## TASK INSTRUCTIONS
Starting at the first line of the data below, write out each line exactly until you reach the line containing "const xTicks = [0, 20, 40, 60, 80, 100];", and include that line too.

## SUPPLIED MATERIAL
········

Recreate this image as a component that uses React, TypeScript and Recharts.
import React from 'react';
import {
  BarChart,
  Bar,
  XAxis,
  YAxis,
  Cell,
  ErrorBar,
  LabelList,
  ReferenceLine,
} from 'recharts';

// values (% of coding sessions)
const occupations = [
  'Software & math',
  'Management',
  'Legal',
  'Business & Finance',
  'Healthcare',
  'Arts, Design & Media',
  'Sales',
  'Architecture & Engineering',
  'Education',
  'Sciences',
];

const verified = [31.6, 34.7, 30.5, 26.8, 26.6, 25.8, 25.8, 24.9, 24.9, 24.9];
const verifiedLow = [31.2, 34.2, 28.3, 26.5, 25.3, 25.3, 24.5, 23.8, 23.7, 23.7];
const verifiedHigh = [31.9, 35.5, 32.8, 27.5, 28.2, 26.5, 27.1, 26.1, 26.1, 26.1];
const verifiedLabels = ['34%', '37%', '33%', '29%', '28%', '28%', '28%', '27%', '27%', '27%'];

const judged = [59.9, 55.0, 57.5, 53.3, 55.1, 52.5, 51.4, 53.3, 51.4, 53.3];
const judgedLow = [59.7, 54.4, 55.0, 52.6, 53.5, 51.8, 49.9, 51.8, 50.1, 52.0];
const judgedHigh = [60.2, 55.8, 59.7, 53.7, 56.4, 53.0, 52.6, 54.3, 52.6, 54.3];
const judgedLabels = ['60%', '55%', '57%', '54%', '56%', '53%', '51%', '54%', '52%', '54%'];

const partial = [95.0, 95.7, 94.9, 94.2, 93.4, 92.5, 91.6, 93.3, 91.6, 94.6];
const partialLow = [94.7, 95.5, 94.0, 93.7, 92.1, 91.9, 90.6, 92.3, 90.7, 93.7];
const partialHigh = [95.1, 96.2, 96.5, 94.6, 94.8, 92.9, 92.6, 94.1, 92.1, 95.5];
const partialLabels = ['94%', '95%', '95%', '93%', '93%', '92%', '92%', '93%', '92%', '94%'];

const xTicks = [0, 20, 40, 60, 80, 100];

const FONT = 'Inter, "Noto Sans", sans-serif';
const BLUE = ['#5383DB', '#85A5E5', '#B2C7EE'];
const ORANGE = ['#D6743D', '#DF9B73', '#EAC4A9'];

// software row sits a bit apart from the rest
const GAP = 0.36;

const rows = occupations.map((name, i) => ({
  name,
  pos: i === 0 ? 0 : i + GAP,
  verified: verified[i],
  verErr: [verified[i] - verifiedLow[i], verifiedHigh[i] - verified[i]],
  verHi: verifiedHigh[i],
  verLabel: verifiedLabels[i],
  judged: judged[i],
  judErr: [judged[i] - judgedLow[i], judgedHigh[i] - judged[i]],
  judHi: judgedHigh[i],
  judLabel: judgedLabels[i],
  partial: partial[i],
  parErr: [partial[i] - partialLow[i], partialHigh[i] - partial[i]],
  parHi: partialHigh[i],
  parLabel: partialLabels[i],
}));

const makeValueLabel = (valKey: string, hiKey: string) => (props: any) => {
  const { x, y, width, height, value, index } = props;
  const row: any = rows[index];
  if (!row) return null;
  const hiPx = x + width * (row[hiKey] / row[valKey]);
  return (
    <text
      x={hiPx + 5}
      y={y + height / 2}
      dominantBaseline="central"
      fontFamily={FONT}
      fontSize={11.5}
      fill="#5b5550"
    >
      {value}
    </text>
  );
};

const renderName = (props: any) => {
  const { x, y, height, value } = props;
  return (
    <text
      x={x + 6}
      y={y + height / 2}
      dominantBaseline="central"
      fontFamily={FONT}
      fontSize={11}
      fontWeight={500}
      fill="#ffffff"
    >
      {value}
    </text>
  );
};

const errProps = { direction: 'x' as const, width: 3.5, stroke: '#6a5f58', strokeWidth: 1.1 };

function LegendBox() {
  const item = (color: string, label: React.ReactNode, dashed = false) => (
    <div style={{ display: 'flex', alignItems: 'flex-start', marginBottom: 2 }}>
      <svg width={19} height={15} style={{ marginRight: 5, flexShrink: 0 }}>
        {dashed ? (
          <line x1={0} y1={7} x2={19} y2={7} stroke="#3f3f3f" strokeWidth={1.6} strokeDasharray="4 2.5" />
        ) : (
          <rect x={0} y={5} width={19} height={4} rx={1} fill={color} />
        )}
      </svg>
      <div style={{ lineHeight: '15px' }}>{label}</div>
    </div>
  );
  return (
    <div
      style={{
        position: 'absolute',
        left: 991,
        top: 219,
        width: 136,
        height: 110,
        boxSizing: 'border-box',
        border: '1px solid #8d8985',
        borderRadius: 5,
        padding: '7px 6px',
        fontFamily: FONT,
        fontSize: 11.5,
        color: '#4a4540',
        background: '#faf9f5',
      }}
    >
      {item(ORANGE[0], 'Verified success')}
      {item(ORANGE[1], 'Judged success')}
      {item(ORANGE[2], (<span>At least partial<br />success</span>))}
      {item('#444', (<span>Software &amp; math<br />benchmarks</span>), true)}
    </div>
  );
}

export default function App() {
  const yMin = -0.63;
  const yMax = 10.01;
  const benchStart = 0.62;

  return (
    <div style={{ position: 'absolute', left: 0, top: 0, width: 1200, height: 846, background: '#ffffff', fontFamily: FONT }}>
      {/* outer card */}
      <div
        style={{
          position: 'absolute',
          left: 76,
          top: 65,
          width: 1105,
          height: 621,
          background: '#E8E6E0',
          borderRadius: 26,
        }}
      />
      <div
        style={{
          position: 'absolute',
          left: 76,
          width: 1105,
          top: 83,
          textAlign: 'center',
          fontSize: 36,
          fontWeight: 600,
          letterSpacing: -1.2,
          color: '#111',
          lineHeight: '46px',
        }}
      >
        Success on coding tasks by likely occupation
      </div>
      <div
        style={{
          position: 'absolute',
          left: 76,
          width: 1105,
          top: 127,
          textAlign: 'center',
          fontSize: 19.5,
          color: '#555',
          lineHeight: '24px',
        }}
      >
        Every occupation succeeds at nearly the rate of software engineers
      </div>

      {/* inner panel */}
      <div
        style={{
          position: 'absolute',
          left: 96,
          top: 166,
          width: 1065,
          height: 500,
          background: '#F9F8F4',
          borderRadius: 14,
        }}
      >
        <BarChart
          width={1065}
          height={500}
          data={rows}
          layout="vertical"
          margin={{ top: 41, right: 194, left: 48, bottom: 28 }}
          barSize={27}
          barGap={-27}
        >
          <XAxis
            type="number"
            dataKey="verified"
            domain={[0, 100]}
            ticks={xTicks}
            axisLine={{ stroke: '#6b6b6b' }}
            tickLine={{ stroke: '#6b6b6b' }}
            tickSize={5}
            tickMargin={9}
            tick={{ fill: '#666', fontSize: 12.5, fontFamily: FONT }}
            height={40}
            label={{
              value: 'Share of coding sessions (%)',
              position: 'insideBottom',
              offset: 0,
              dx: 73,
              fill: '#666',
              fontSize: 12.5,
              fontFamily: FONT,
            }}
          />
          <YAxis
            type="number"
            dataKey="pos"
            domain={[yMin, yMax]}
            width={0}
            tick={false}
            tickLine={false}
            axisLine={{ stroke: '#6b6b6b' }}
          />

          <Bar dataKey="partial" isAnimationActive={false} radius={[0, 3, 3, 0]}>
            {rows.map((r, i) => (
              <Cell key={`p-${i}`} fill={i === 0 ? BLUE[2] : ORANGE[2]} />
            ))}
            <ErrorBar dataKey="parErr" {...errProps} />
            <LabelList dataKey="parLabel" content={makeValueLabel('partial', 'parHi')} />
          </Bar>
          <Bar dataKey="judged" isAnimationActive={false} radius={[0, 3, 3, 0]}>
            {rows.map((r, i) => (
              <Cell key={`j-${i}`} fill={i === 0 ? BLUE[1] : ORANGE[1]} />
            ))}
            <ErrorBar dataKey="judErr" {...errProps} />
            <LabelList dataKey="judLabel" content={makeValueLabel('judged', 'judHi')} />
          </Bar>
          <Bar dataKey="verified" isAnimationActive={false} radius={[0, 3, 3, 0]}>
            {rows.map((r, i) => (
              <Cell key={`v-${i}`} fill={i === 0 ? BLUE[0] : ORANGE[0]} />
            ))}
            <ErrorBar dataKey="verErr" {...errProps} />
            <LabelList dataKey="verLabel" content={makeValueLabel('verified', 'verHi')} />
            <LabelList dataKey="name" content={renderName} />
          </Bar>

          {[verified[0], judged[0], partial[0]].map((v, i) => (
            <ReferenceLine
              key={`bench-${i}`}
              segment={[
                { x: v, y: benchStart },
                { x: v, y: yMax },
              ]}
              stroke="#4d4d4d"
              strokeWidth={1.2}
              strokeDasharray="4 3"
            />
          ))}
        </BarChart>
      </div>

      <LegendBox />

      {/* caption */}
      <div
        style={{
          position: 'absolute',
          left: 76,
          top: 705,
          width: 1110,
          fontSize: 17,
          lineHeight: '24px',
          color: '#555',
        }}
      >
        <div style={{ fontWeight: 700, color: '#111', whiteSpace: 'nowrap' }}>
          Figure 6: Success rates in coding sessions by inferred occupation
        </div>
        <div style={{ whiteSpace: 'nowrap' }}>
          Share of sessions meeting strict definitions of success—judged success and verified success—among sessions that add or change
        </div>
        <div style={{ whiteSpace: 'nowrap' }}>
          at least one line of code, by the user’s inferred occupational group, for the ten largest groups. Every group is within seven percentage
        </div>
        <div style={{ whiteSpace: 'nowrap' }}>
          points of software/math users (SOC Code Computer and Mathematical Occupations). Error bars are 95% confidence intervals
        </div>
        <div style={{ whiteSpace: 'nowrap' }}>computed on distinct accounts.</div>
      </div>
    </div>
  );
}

········

## SOLUTION TO THIS EXERCISE
Recreate this image as a component that uses React, TypeScript and Recharts.
import React from 'react';
import {
  BarChart,
  Bar,
  XAxis,
  YAxis,
  Cell,
  ErrorBar,
  LabelList,
  ReferenceLine,
} from 'recharts';

// values (% of coding sessions)
const occupations = [
  'Software & math',
  'Management',
  'Legal',
  'Business & Finance',
  'Healthcare',
  'Arts, Design & Media',
  'Sales',
  'Architecture & Engineering',
  'Education',
  'Sciences',
];

const verified = [31.6, 34.7, 30.5, 26.8, 26.6, 25.8, 25.8, 24.9, 24.9, 24.9];
const verifiedLow = [31.2, 34.2, 28.3, 26.5, 25.3, 25.3, 24.5, 23.8, 23.7, 23.7];
const verifiedHigh = [31.9, 35.5, 32.8, 27.5, 28.2, 26.5, 27.1, 26.1, 26.1, 26.1];
const verifiedLabels = ['34%', '37%', '33%', '29%', '28%', '28%', '28%', '27%', '27%', '27%'];

const judged = [59.9, 55.0, 57.5, 53.3, 55.1, 52.5, 51.4, 53.3, 51.4, 53.3];
const judgedLow = [59.7, 54.4, 55.0, 52.6, 53.5, 51.8, 49.9, 51.8, 50.1, 52.0];
const judgedHigh = [60.2, 55.8, 59.7, 53.7, 56.4, 53.0, 52.6, 54.3, 52.6, 54.3];
const judgedLabels = ['60%', '55%', '57%', '54%', '56%', '53%', '51%', '54%', '52%', '54%'];

const partial = [95.0, 95.7, 94.9, 94.2, 93.4, 92.5, 91.6, 93.3, 91.6, 94.6];
const partialLow = [94.7, 95.5, 94.0, 93.7, 92.1, 91.9, 90.6, 92.3, 90.7, 93.7];
const partialHigh = [95.1, 96.2, 96.5, 94.6, 94.8, 92.9, 92.6, 94.1, 92.1, 95.5];
const partialLabels = ['94%', '95%', '95%', '93%', '93%', '92%', '92%', '93%', '92%', '94%'];

const xTicks = [0, 20, 40, 60, 80, 100];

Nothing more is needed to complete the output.